The Canadian Cattlemen’s Association (CCA), which contributed $20,000 a year to help fund the CFGA the past three years, decided earlier this year not to continue the funding, Pidskalny said.

“Our total expenses have increased substantially this year… and our net income has dropped substantially,” he added.

Pidskalny said part of his job was to find funding for the CFGA, but much of his time was spent administering the umbrella organization, representing provincial forage associations nationally.

“Our mission and vision is to support those who make a living with forages and grasslands and to give forages a voice in Canada,” Pidskalny said.

Wray said the CFGA will approach the CCA again for funding. The CCA is working on a national beef strategy and the CFGA should be part of the plan, he said.

“We’ll be suggesting that they (CCA) harness the horsepower of this room,” Wray said. “It would be a much more efficient and cost-effective way to do it. We’re going to try and re-establish a much better partnership relationship with CCA.”

The CFGA has been operating five years and has a number of accomplishments it can point out to the CCA, Wray said.

Meanwhile, Dairy Farmers of Canada said it will continue contributing $10,000 to CFGA so long as its representative on CFGA’s board says it’s worthwhile, Pidskalny said.
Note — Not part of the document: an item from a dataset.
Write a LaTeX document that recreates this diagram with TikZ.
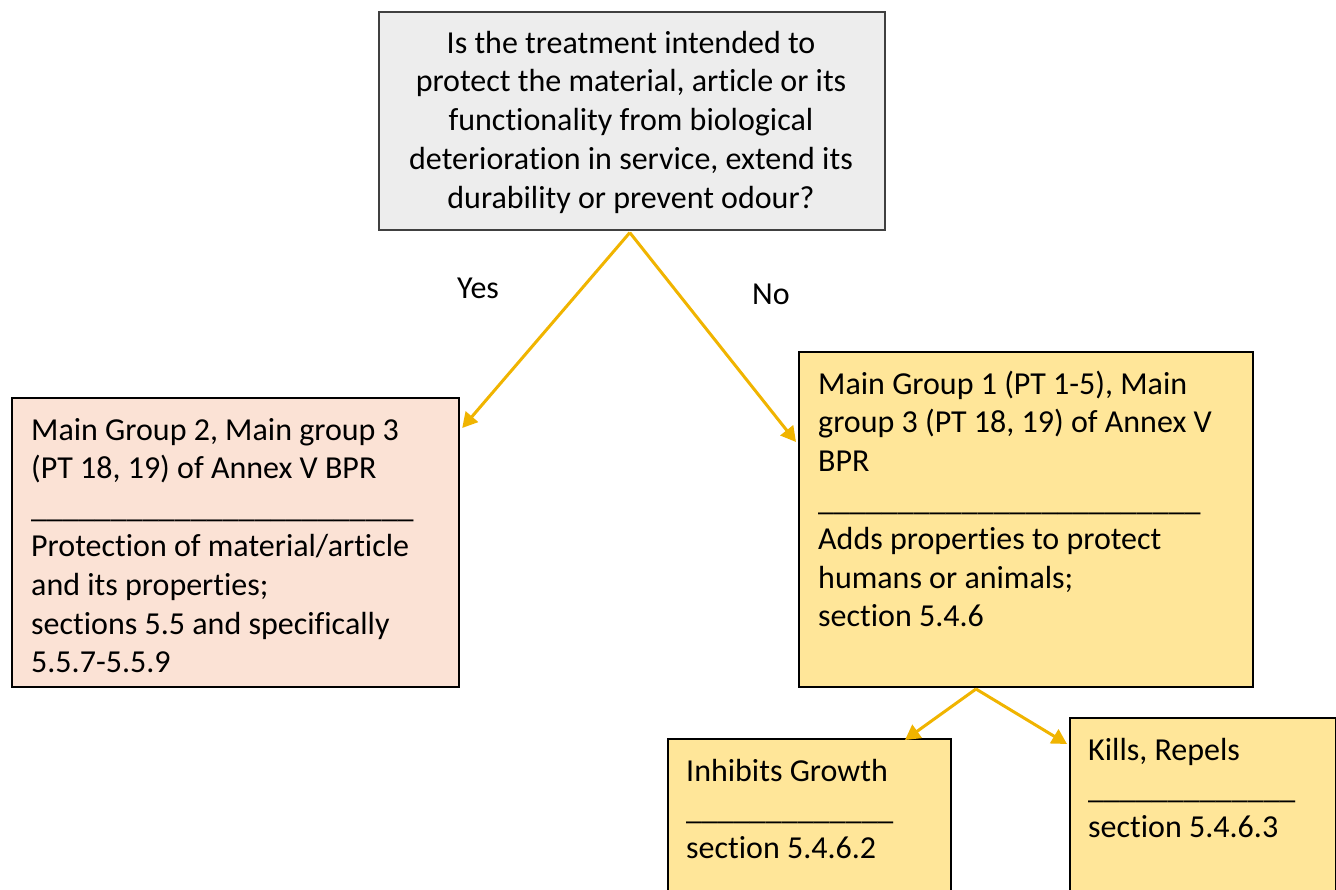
\documentclass[tikz,border=0pt]{standalone}
\usepackage{fontspec}
\setmainfont{Carlito}[Ligatures={NoCommon}]
\usetikzlibrary{arrows.meta,calc}
\definecolor{topfill}{HTML}{EDEDED}
\definecolor{topdraw}{HTML}{404040}
\definecolor{peach}{HTML}{FBE2D5}
\definecolor{lightgold}{HTML}{FFE699}
\definecolor{arrowgold}{RGB}{240,180,0}
\tikzset{
  box/.style={draw=black, line width=2.2pt, anchor=north west, inner sep=0pt},
  boxtext/.style={anchor=north west, inner sep=0pt, align=left,
    font=\fontsize{32}{38.8}\selectfont},
  conn/.style={draw=arrowgold, line width=3pt, -{Triangle[length=15pt,width=16pt]}},
  lbl/.style={anchor=base west, inner sep=0pt, font=\fontsize{32}{38.8}\selectfont}
}
\begin{document}
\begin{tikzpicture}[x=1pt,y=-1pt]
\useasboundingbox (0,0) rectangle (1336,890);
\clip (0,0) rectangle (1336,890);
% top question box
\node[box, draw=topdraw, line width=1.6pt, fill=topfill, minimum width=506pt, minimum height=218pt] (Q) at (378,11) {};
\node[anchor=north, inner sep=0pt, align=center, font=\fontsize{32}{38.8}\selectfont] (Qt) at (631,43-17.2)
  {\strut Is the treatment intended to\\ protect the material, article or its\\ functionality from biological\\ deterioration in service, extend its\\ durability or prevent odour?};
% left box
\node[box, fill=peach, minimum width=447pt, minimum height=289pt] (L) at (11,397) {};
\node[boxtext] (Lt) at (31,430-17.2)
  {\strut Main Group 2, Main group 3\\ (PT 18, 19) of Annex V BPR\\ \_\_\_\_\_\_\_\_\_\_\_\_\_\_\_\_\_\_\_\_\_\_\_\_\\ Protection of material/article\\ and its properties;\\ sections 5.5 and specifically\\ 5.5.7-5.5.9};
% right box
\node[box, fill=lightgold, minimum width=454pt, minimum height=335pt] (R) at (798,351) {};
\node[boxtext] (Rt) at (818,384-17.2)
  {\strut Main Group 1 (PT 1-5), Main\\ group 3 (PT 18, 19) of Annex V\\ BPR\\ \_\_\_\_\_\_\_\_\_\_\_\_\_\_\_\_\_\_\_\_\_\_\_\_\\ Adds properties to protect\\ humans or animals;\\ section 5.4.6};
% bottom left box
\node[box, fill=lightgold, minimum width=283pt, minimum height=200pt] (BL) at (667,738) {};
\node[boxtext] (BLt) at (686,771-17.2)
  {\strut Inhibits Growth\\ \_\_\_\_\_\_\_\_\_\_\_\_\_\\ section 5.4.6.2};
% bottom right box
\node[box, fill=lightgold, minimum width=266pt, minimum height=220pt] (BR) at (1069,717) {};
\node[boxtext] (BRt) at (1088,750-17.2)
  {\strut Kills, Repels\\ \_\_\_\_\_\_\_\_\_\_\_\_\_\\ section 5.4.6.3};
% labels
\node[lbl] (yes) at (457,299) {Yes};
\node[lbl] (no) at (752,305) {No};
% connector end points
\coordinate (qs) at ($(Q.south)+(-2,2)$);
\coordinate (lend) at ($(L.north east)+(2,31)$);
\coordinate (rend) at ($(R.north west)+(-2,91)$);
\coordinate (rs) at ($(R.north west)+(178,338)$);
\coordinate (blend) at ($(BL.north west)+(238,2)$);
\coordinate (brend) at ($(BR.north west)+(-2,27)$);
\draw[conn] (qs) -- (lend);
\draw[conn] (qs) -- (rend);
\draw[conn] (rs) -- (blend);
\draw[conn] (rs) -- (brend);
\end{tikzpicture}
\end{document}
At 32 million acres, forage occupies 39 per cent of Canada’s cultivated land — more than any other crop. And it generates $5.1 billion in economic activity, plus another $13 billion in ecological benefits from cleaner water to wildlife habitat.

But unlike most crops, forages don’t have a checkoff to fund research or crop promotion. And because forage is mostly consumed on the farm that produced it a checkoff isn’t practical.